DC first pulse investigation

  • Two LAN9252
  • Oscilloscope to see relative SubDevice 1/2 SYNC0 pulses
  • Sipeed logic analyser to capture first pulse

Initial results show that something is not right - the second SubDevice SYNC0 starts at 950ms, whereas the first SubDevice starts at 650ms. These values are due to 5% pre-trigger in PulseView.

Second and third runs happens at 945ms. This doesn't correlate with power-on time of the second SubDevice, so it's not relative to that.

950 - 650 = 300 though, and the device times (in a subsequent run, so subject to a bit of clock drift) are

  • 2110377260481
  • 2110693458806

With a delta of 316198325ns, or 316.1983ms. This is probably where the discrepancy is coming from.

  • Theory: We need to let the clocks synchronise and start sending FRMWs before we can set the first SYNC0 start time.

    Result: No change when moving the first pulse calculation after the clock sync.

Something I did notice though is the first pulse of the second SubDevice is 26us before the nearest SYNC0 from the first SubDevice, which may just be clock drift, meaning we are actually aligned, just 300ms later.

  • Theory: While we set up the first sync pulse, the FRMW isn't being sent, allowing the clocks to drift.
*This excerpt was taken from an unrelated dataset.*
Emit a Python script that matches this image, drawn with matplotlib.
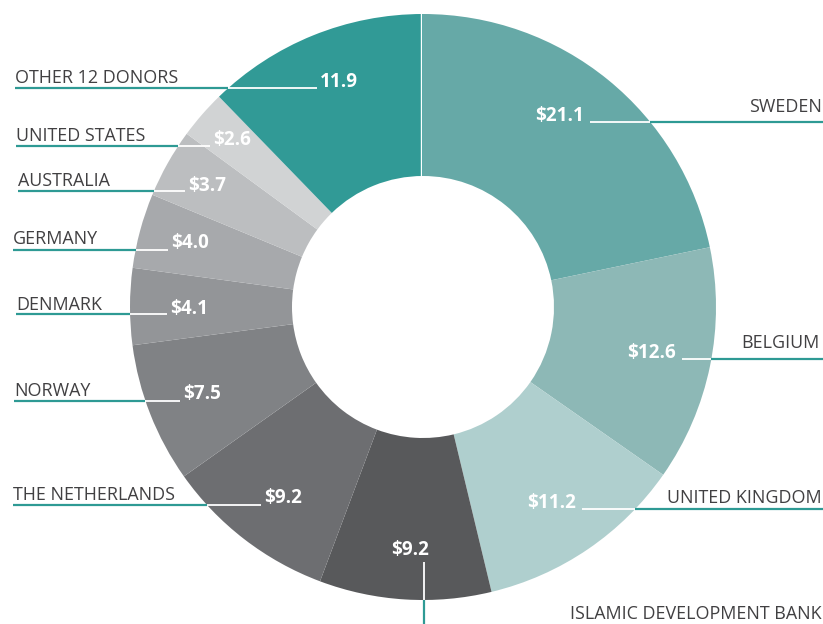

So, if we run the TX/RX concurrently with the setup, maybe the pulses will at least align, even if the second SubDevice still starts 300ms later.
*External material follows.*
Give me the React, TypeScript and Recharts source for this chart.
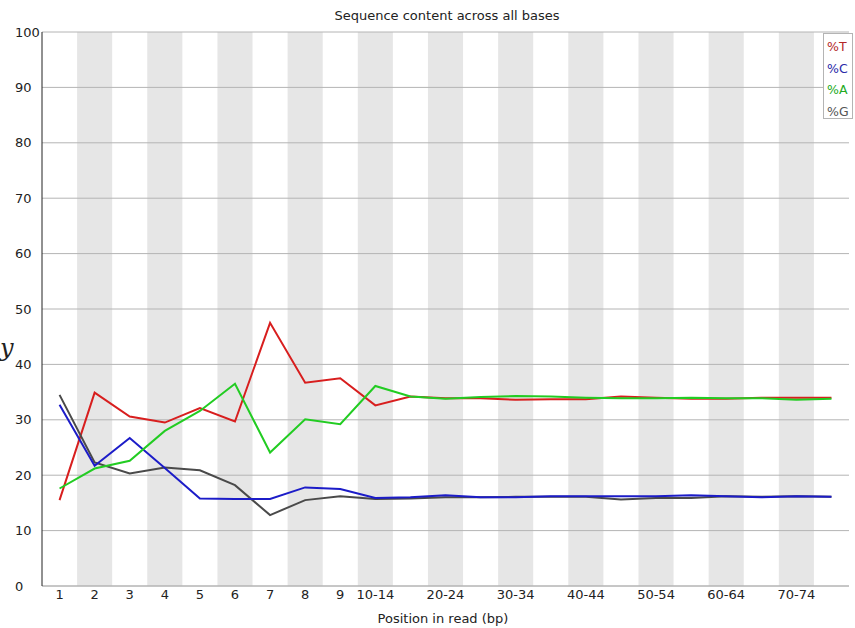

    Result: Yes, the first sync pulse of the second SD is much closer to the nearest first if we do Command::frmw(0x1000, RegisterAddress::DcSystemTime.into()) with futures_lite::future::or, so this checks out.
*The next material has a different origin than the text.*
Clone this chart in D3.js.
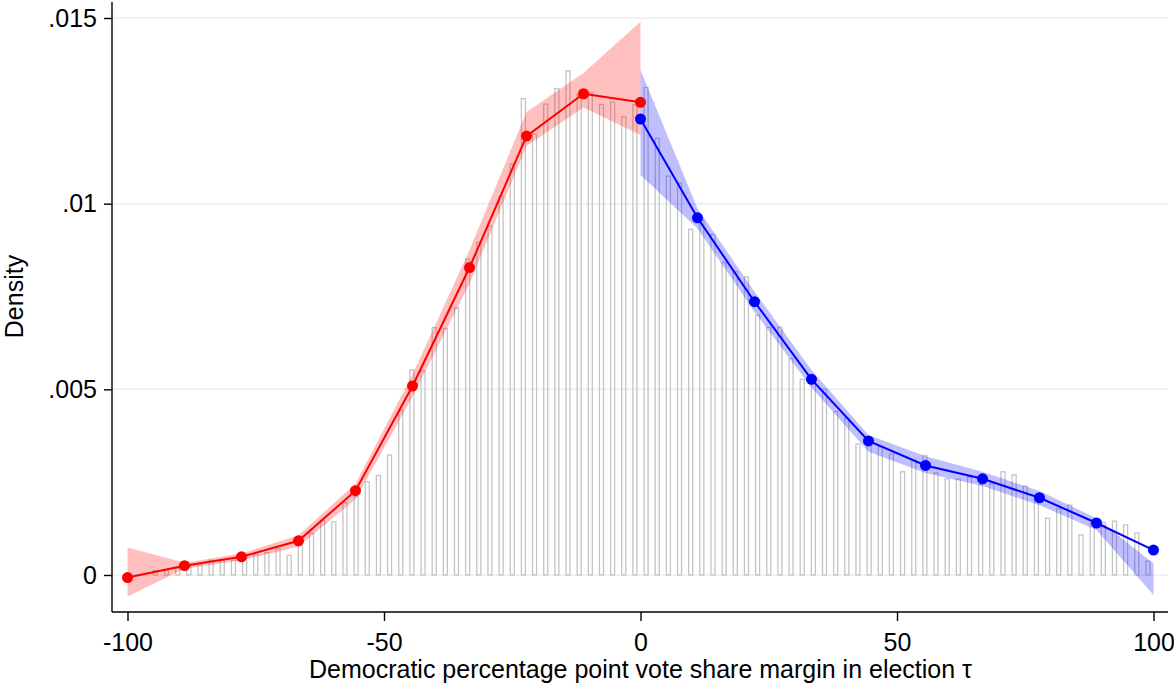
<!DOCTYPE html>
<html>
<head>
<meta charset="utf-8">
<script src="https://cdn.jsdelivr.net/npm/d3@7"></script>
<style>
  body { margin: 0; background: #fff; }
  svg { display: block; font-family: "Liberation Sans", Arial, Helvetica, sans-serif; }
  .grid line { stroke: #e7eef1; stroke-width: 1.5; }
  .axis path, .axis line { stroke: #000; stroke-width: 1.4; }
  .axis text { font-size: 25px; fill: #000; }
  .axisLabel { font-size: 25px; fill: #000; }
  .bar { fill: none; stroke: #c4c4c4; stroke-width: 1.3; }
</style>
</head>
<body>
<div id="chart"></div>
<script>
// Histogram of vote share margin with binned RD density estimates (left: red, right: blue)

// histogram: 92 equal bins from -100 to 100, density (x 0.001)
const binCount = 92;
const histDensity = [
  0, 0, 0.12, 0.13, 0.18, 0.27, 0.27, 0.40, 0.40, 0.40,
  0.54, 0.56, 0.60, 0.71, 0.53, 0.86, 1.12, 1.46, 1.43, 1.95,
  2.11, 2.51, 2.68, 3.23, 4.44, 5.52, 5.50, 6.66, 6.64, 7.20,
  8.51, 8.96, 9.40, 10.20, 11.06, 12.83, 11.87, 12.68, 13.10, 13.58,
  12.95, 12.99, 12.67, 12.73, 12.34, 12.67, 13.13, 11.76, 10.74, 10.55,
  9.31, 9.55, 9.17, 8.42, 8.17, 8.03, 7.00, 6.67, 6.67, 5.83,
  5.27, 5.18, 5.00, 4.40, 4.22, 3.53, 3.55, 3.45, 3.26, 2.78,
  3.10, 3.21, 2.75, 2.59, 2.58, 2.64, 2.43, 2.45, 2.78, 2.70,
  2.39, 2.12, 1.53, 1.78, 1.88, 1.08, 1.39, 1.42, 1.45, 1.35,
  1.13, 0.37
];

// left side (red) estimates, x 0.001
const leftX     = [-100, -88.89, -77.78, -66.67, -55.56, -44.44, -33.33, -22.22, -11.11, 0];
const leftEst   = [-0.07, 0.25, 0.49, 0.92, 2.27, 5.09, 8.28, 11.82, 12.96, 12.73];
const leftLo    = [-0.58, 0.17, 0.40, 0.76, 2.04, 4.80, 7.85, 11.55, 12.59, 11.85];
const leftHi    = [0.74, 0.33, 0.58, 1.07, 2.46, 5.40, 8.75, 12.47, 13.52, 14.90];

// right side (blue) estimates, x 0.001
const rightX    = [0, 11.11, 22.22, 33.33, 44.44, 55.56, 66.67, 77.78, 88.89, 100];
const rightEst  = [12.28, 9.62, 7.36, 5.27, 3.61, 2.95, 2.59, 2.08, 1.40, 0.67];
const rightLo   = [10.77, 9.33, 7.09, 5.05, 3.32, 2.75, 2.40, 1.88, 1.21, -0.54];
const rightHi   = [13.60, 9.87, 7.63, 5.52, 3.77, 3.20, 2.78, 2.26, 1.53, 0.31];

const xTicks = [-100, -50, 0, 50, 100];
const xTickLabels = ["-100", "-50", "0", "50", "100"];
const yTicks = [0, 0.005, 0.01, 0.015];
const yTickLabels = ["0", ".005", ".01", ".015"];

const W = 1174, H = 687;
const plot = { left: 112, right: 1168, top: 2, bottom: 612 };

const svg = d3.select("#chart").append("svg")
  .attr("width", W).attr("height", H);

const x = d3.scaleLinear().domain([-100, 100]).range([127.5, 1153.5]);
const y = d3.scaleLinear().domain([0, 0.015]).range([575, 18]);

// gridlines
svg.append("g").attr("class", "grid")
  .selectAll("line").data(yTicks).join("line")
  .attr("x1", plot.left).attr("x2", plot.right)
  .attr("y1", d => y(d)).attr("y2", d => y(d));

// histogram bars (narrow outlined bars centred in each bin)
const binW = 200 / binCount;
const barFrac = 0.36;
const bins = histDensity.map((v, i) => ({ x0: -100 + i * binW, v: v / 1000 }))
  .filter(d => d.v > 0);
svg.append("g").selectAll("rect").data(bins).join("rect")
  .attr("class", "bar")
  .attr("x", d => x(d.x0 + binW * (1 - barFrac) / 2))
  .attr("width", d => x(d.x0 + binW * (1 + barFrac) / 2) - x(d.x0 + binW * (1 - barFrac) / 2))
  .attr("y", d => y(d.v))
  .attr("height", d => y(0) - y(d.v));

function toPoints(xs, est, lo, hi) {
  return xs.map((xv, i) => ({ x: xv, e: est[i] / 1000, lo: lo[i] / 1000, hi: hi[i] / 1000 }));
}

const sides = [
  { pts: toPoints(leftX, leftEst, leftLo, leftHi), color: "#ff0000" },
  { pts: toPoints(rightX, rightEst, rightLo, rightHi), color: "#0000ff" }
];

// confidence bands
sides.forEach(s => {
  svg.append("path").datum(s.pts)
    .attr("d", d3.area().x(d => x(d.x)).y0(d => y(d.lo)).y1(d => y(d.hi)))
    .style("fill", s.color).style("fill-opacity", 0.25);
});

// lines and markers
sides.forEach(s => {
  svg.append("path").datum(s.pts)
    .attr("d", d3.line().x(d => x(d.x)).y(d => y(d.e)))
    .style("fill", "none").style("stroke", s.color).style("stroke-width", 2);
  svg.append("g").selectAll("circle").data(s.pts).join("circle")
    .attr("cx", d => x(d.x)).attr("cy", d => y(d.e)).attr("r", 5.5)
    .style("fill", s.color);
});

// axes
const xAxis = svg.append("g").attr("class", "axis")
  .attr("transform", `translate(0,${plot.bottom})`)
  .call(d3.axisBottom(x).tickValues(xTicks).tickSize(9).tickPadding(12)
    .tickFormat((d, i) => xTickLabels[i]));
xAxis.select(".domain").attr("d", `M${plot.left},0H${plot.right}`);

const yAxis = svg.append("g").attr("class", "axis")
  .attr("transform", `translate(${plot.left},0)`)
  .call(d3.axisLeft(y).tickValues(yTicks).tickSize(8).tickPadding(7)
    .tickFormat((d, i) => yTickLabels[i]));
yAxis.select(".domain").attr("d", `M0,${plot.top}V${plot.bottom}`);

svg.append("text").attr("class", "axisLabel")
  .attr("x", (x(-100) + x(100)) / 2).attr("y", 678)
  .attr("text-anchor", "middle")
  .text("Democratic percentage point vote share margin in election τ");

svg.append("text").attr("class", "axisLabel")
  .attr("transform", "rotate(-90)")
  .attr("x", -(y(0) + y(0.015)) / 2).attr("y", 23)
  .attr("text-anchor", "middle")
  .text("Density");
</script>
</body>
</html>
Logging the time between each SYNC0 init, it turns out that configuring each slave takes 316ms, exactly the amount of time the second SubDevice's first SYNC0 pulse is delayed by. That explains the delay which is nice.

The next question is to figure out when the process data loop should wait until, based on that first delay.

I think the code as currently written does a modulo on the cycle time, so calculates the start time based on the DC System Time rounded to a multiple of the cycle time. This should mean we can just do modulo everywhere to figure out the offset in the cycle. This holds AS LONG AS the SYNC1 cycle time is zero. I won't bother supporting SYNC1 for now.

With a cycle shift of 0, the IRQ pin of the LAN9252 seems to correlate with the value of dc_time % sync0_cycle_time.

Trying to align the master cycle to exactly the start of the next cycle will mean the PI controller will never stabilise, as there's always the transmission delay.

I'm getting 1ms std-dev on my oscope for a 5ms cycle on ethercrab.

Messing around with the PI parameters makes a huge difference to stability.

Jitter improvements

  • Using pollster::block_on makes no difference to jitter over just using smol. I'm seeing +/-1ms of jitter on a 5ms cycle. Not good enough. cassette::block_on makes no difference either, so it's either in the PI loop or the timer.

  • Commenting out the stats gathering/printing/Ctrl+C hook also makes no difference to the jitter.

  • sudo tuned-adm profile latency-performance, realtime, throughput-performance makes no difference to jitter.

  • Setting main thread prio helps quite a bit

    thread_priority::set_current_thread_priority(ThreadPriority::Crossplatform(
        ThreadPriorityValue::try_from(48u8).unwrap(),
    ))
    .expect("Main thread prio");

    Using 90 doesn't make any difference and requires root, so 48 is fine.

    The IRQ converges on SYNC0, but sometimes gets disturbed and takes a while to settle again.

  • Setting core affinity in code doesn't change anything.

  • Disabling HT with noht GRUB option doesn't work on ethercrab due to AMD-ness

  • Setting performance governor from conservative to performance doesn't help

  • Setting processor.max_cstate=0 in grub makes no difference

  • Changing the smol::block_on that wraps the dc example to pollster::block_on or cassette::block_on makes no difference.

  • Putting the PD loop in a FIFO/48 RT thread doesn't help

  • Clock tick tuning like here setting GRUB options idle=mwait processor.max_cstate=0 intel_idle.max_cstate=0 sort of helps. Now down to +/-500us of jitter.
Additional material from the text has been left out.